>> START Entries

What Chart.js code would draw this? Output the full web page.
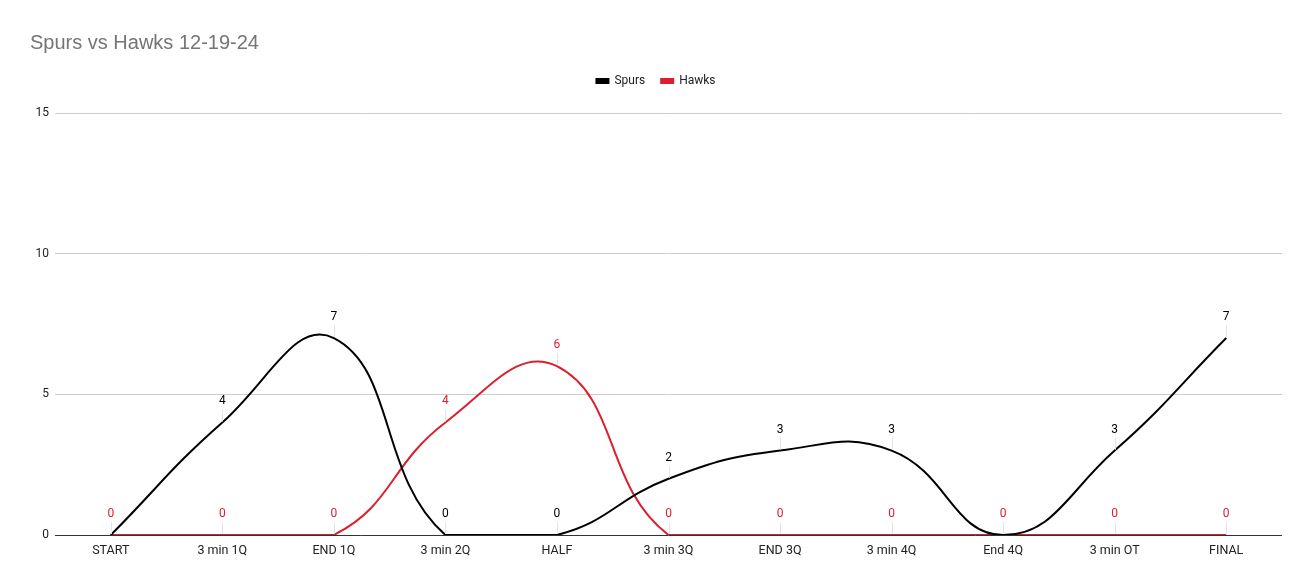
<!DOCTYPE html>
<html>
<head>
<meta charset="utf-8">
<script src="https://cdn.jsdelivr.net/npm/chart.js@4"></script>
<style>
  html, body { margin: 0; padding: 0; background: #fff; }
  #wrap { width: 1311px; height: 585px; }
</style>
</head>
<body>
<div id="wrap"><canvas id="myChart" width="1311" height="585"></canvas></div>
<script>
'use strict';

// chart data
const categories = ['START', '3 min 1Q', 'END 1Q', '3 min 2Q', 'HALF', '3 min 3Q', 'END 3Q', '3 min 4Q', 'End 4Q', '3 min OT', 'FINAL'];
const spurs = [0, 4, 7, 0, 0, 2, 3, 3, 0, 3, 7];
const hawks = [0, 0, 0, 4, 6, 0, 0, 0, 0, 0, 0];
const yTicks = [0, 5, 10, 15];

const spursColor = '#000000';
const hawksColor = '#d9202e';

// draws the value above each point with a thin leader line
const pointLabels = {
  id: 'pointLabels',
  afterDatasetsDraw: function (chart) {
    const ctx = chart.ctx;
    const sets = chart.data.datasets;
    ctx.save();
    ctx.font = '12px Roboto, Arial, sans-serif';
    ctx.textAlign = 'center';
    ctx.textBaseline = 'middle';
    sets.forEach(function (ds, i) {
      const meta = chart.getDatasetMeta(i);
      meta.data.forEach(function (pt, j) {
        // a later series with the same value hides this label
        for (let k = i + 1; k < sets.length; k++) {
          if (sets[k].data[j] === ds.data[j]) return;
        }
        ctx.strokeStyle = '#e4e4e4';
        ctx.lineWidth = 1;
        ctx.beginPath();
        ctx.moveTo(Math.round(pt.x) + 0.5, pt.y - 1);
        ctx.lineTo(Math.round(pt.x) + 0.5, pt.y - 13);
        ctx.stroke();
        ctx.fillStyle = ds.borderColor;
        ctx.fillText(String(ds.data[j]), pt.x, pt.y - 21);
      });
    });
    ctx.restore();
  }
};

// extra space under the legend
const legendGap = {
  id: 'legendGap',
  beforeInit: function (chart) {
    const origFit = chart.legend.fit;
    chart.legend.fit = function () {
      origFit.call(this);
      this.height += 16;
    };
  }
};

const ctx = document.getElementById('myChart');
const myChart = new Chart(ctx, {
  type: 'line',
  data: {
    labels: categories,
    datasets: [{
      label: 'Spurs',
      data: spurs,
      borderColor: spursColor,
      backgroundColor: spursColor,
      borderWidth: 2,
      pointRadius: 0,
      tension: 0.45
    }, {
      label: 'Hawks',
      data: hawks,
      borderColor: hawksColor,
      backgroundColor: hawksColor,
      borderWidth: 2,
      pointRadius: 0,
      tension: 0.45
    }]
  },
  options: {
    responsive: false,
    animation: false,
    layout: { padding: { left: 30, right: 29, top: 18, bottom: 19 } },
    plugins: {
      title: {
        display: true,
        text: 'Spurs vs Hawks 12-19-24',
        align: 'start',
        color: '#757575',
        font: { family: 'Arial, "Liberation Sans", sans-serif', size: 20, weight: 'normal' },
        padding: { top: 13, bottom: 4 }
      },
      legend: {
        display: true,
        labels: {
          boxWidth: 12,
          boxHeight: 4,
          color: '#222',
          font: { family: 'Roboto, Arial, sans-serif', size: 12 },
          padding: 16
        }
      },
      tooltip: { enabled: false }
    },
    scales: {
      x: {
        offset: true,
        grid: { display: false, drawTicks: false },
        border: { display: false },
        ticks: { color: '#222', font: { family: 'Roboto, Arial, sans-serif', size: 12.5 }, padding: 8, maxRotation: 0 }
      },
      y: {
        min: 0,
        max: 15,
        afterBuildTicks: function (axis) {
          axis.ticks = yTicks.map(function (v) { return { value: v }; });
        },
        afterFit: function (axis) {
          axis.width = 25;
        },
        grid: {
          color: function (c) { return c.tick.value === 0 ? '#333333' : '#cccccc'; },
          drawTicks: false
        },
        border: { display: false },
        ticks: { color: '#222', font: { family: 'Roboto, Arial, sans-serif', size: 12 }, padding: 6 }
      }
    }
  },
  plugins: [pointLabels, legendGap]
});
</script>
</body>
</html>
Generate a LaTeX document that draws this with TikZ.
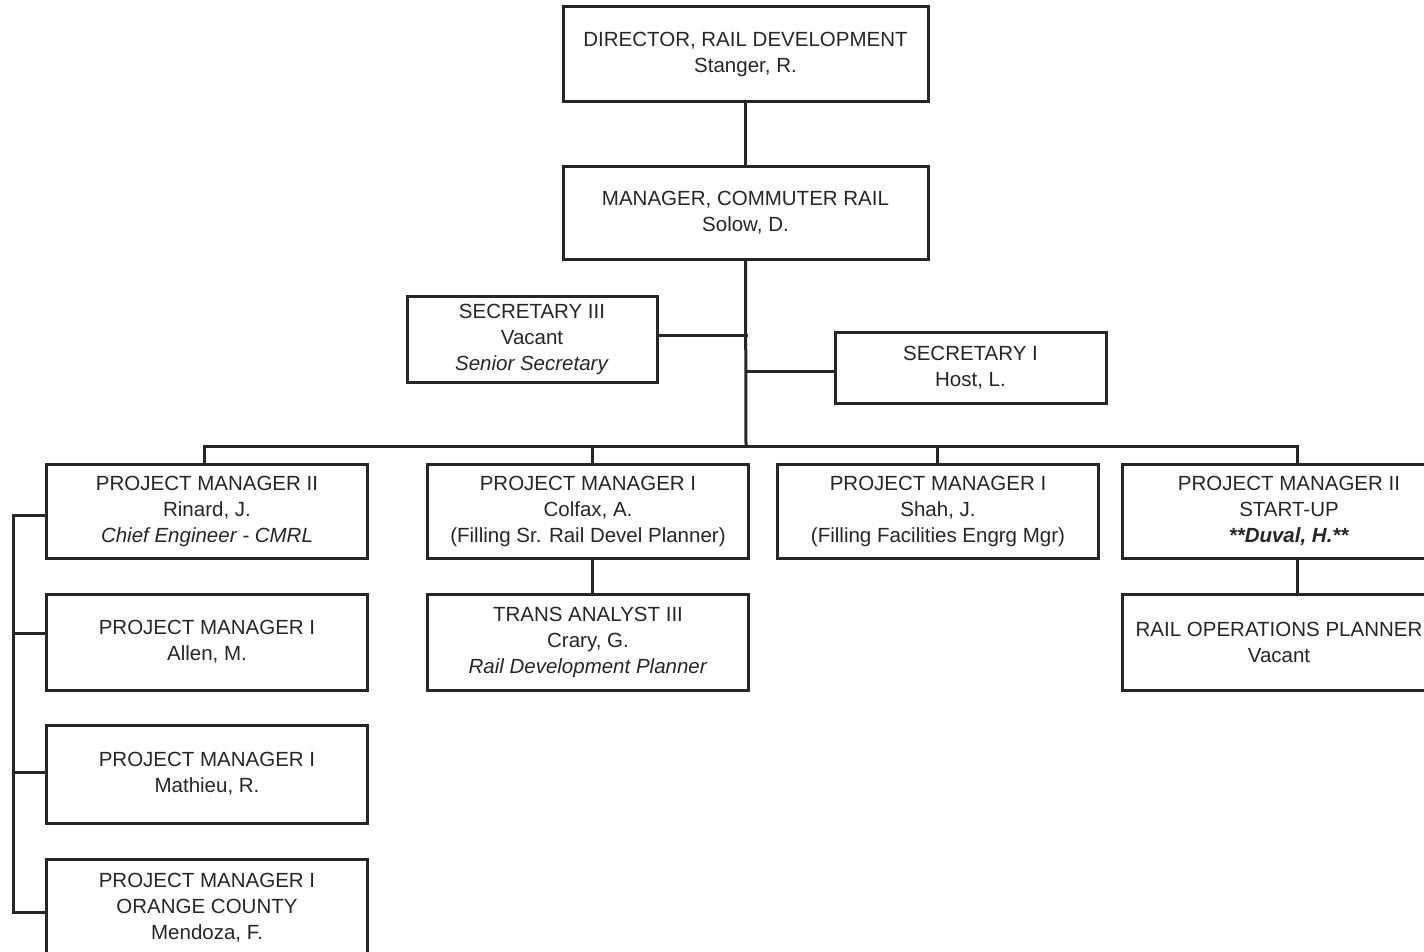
\documentclass[tikz,border=0pt]{standalone}
\usepackage{fontspec}
\setmainfont{Liberation Sans}
\definecolor{ink}{RGB}{38,38,38}
\begin{document}
\begin{tikzpicture}[x=1pt,y=-1pt,
  orgbox/.style={draw=ink, line width=3pt, inner sep=0pt, align=center, text=ink,
    font=\fontsize{20.5}{26}\selectfont},
  link/.style={draw=ink, line width=3pt, line cap=rect}]
\useasboundingbox (0,0) rectangle (1424,952);
\clip (0,0) rectangle (1424,952);
\fill[white] (0,0) rectangle (1424,952);
% top
\node[orgbox, minimum width=365pt, minimum height=95pt] (dir) at (745.5,54.5) {DIRECTOR, RAIL DEVELOPMENT\\Stanger, R.};
\node[orgbox, minimum width=365pt, minimum height=93pt] (mgr) at (745.5,213) {MANAGER, COMMUTER RAIL\\Solow, D.};
\node[orgbox, minimum width=250pt, minimum height=86pt] (sec3) at (532,339) {SECRETARY III\\Vacant\\\textit{Senior Secretary}};
\node[orgbox, minimum width=271pt, minimum height=71pt] (sec1) at (970.5,367.5) {SECRETARY I\\Host, L.};
% row of project managers
\node[orgbox, minimum width=321pt, minimum height=94pt] (pmr) at (207,511) {PROJECT MANAGER II\\Rinard, J.\\\textit{Chief Engineer - CMRL}};
\node[orgbox, minimum width=321pt, minimum height=94pt] (pmc) at (588,511) {PROJECT MANAGER I\\Colfax, A.\\(Filling Sr. Rail Devel Planner)};
\node[orgbox, minimum width=321pt, minimum height=94pt] (pms) at (938,511) {PROJECT MANAGER I\\Shah, J.\\(Filling Facilities Engrg Mgr)};
\node[orgbox, minimum width=334pt, minimum height=94pt] (pmu) at (1289,511) {PROJECT MANAGER II\\START-UP\\\textbf{\textit{**Duval, H.**}}};
% second level
\node[orgbox, minimum width=321pt, minimum height=96pt] (ta) at (588,642) {TRANS ANALYST III\\Crary, G.\\\textit{Rail Development Planner}};
\node[orgbox, minimum width=314pt, minimum height=96pt] (rop) at (1279,642) {RAIL OPERATIONS PLANNER\\Vacant};
% left column
\node[orgbox, minimum width=321pt, minimum height=96pt] (pma) at (207,642) {PROJECT MANAGER I\\Allen, M.};
\node[orgbox, minimum width=321pt, minimum height=98pt] (pmm) at (207,774) {PROJECT MANAGER I\\Mathieu, R.};
\node[orgbox, minimum width=321pt, minimum height=98pt] (pmo) at (207,908) {PROJECT MANAGER I\\ORANGE COUNTY\\Mendoza, F.};
% coordinates
\coordinate (tb) at (746,446);
\coordinate (b1) at (204,446);
\coordinate (b2) at (592,446);
\coordinate (b3) at (937,446);
\coordinate (b4) at (1297,446);
\coordinate (s3) at (746,335);
\coordinate (s1) at (746,371);
\coordinate (l1) at (13,515);
\coordinate (l2) at (13,633);
\coordinate (l3) at (13,772);
\coordinate (l4) at (13,912);
% connectors
\draw[link] (dir.south) -- (mgr.north);
\draw[link] (mgr.south) -- (tb);
\draw[link] (s3) -- (s3 -| sec3.east);
\draw[link] (s1) -- (s1 -| sec1.west);
\draw[link] (b1) -- (b4);
\draw[link] (b1) -- (b1 |- pmr.north);
\draw[link] (b2) -- (b2 |- pmc.north);
\draw[link] (b3) -- (b3 |- pms.north);
\draw[link] (b4) -- (b4 |- pmu.north);
\draw[link] (b2 |- pmc.south) -- (b2 |- ta.north);
\draw[link] (b4 |- pmu.south) -- (b4 |- rop.north);
\draw[link] (l1) -- (l4);
\draw[link] (l1) -- (l1 -| pmr.west);
\draw[link] (l2) -- (l2 -| pma.west);
\draw[link] (l3) -- (l3 -| pmm.west);
\draw[link] (l4) -- (l4 -| pmo.west);
\end{tikzpicture}
\end{document}
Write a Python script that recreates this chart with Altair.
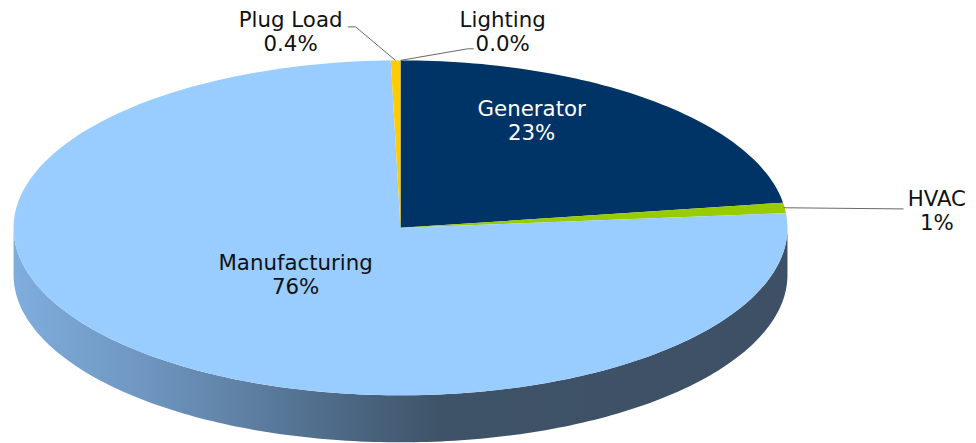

>> END Entries

> [Your task]
Output exactly the span of lines from the top of the listing through the line holding "const hawksColor = '#d9202e';", and leave every picture out.

> [Final answer]
What Chart.js code would draw this? Output the full web page.
<!DOCTYPE html>
<html>
<head>
<meta charset="utf-8">
<script src="https://cdn.jsdelivr.net/npm/chart.js@4"></script>
<style>
  html, body { margin: 0; padding: 0; background: #fff; }
  #wrap { width: 1311px; height: 585px; }
</style>
</head>
<body>
<div id="wrap"><canvas id="myChart" width="1311" height="585"></canvas></div>
<script>
'use strict';

// chart data
const categories = ['START', '3 min 1Q', 'END 1Q', '3 min 2Q', 'HALF', '3 min 3Q', 'END 3Q', '3 min 4Q', 'End 4Q', '3 min OT', 'FINAL'];
const spurs = [0, 4, 7, 0, 0, 2, 3, 3, 0, 3, 7];
const hawks = [0, 0, 0, 4, 6, 0, 0, 0, 0, 0, 0];
const yTicks = [0, 5, 10, 15];

const spursColor = '#000000';
const hawksColor = '#d9202e';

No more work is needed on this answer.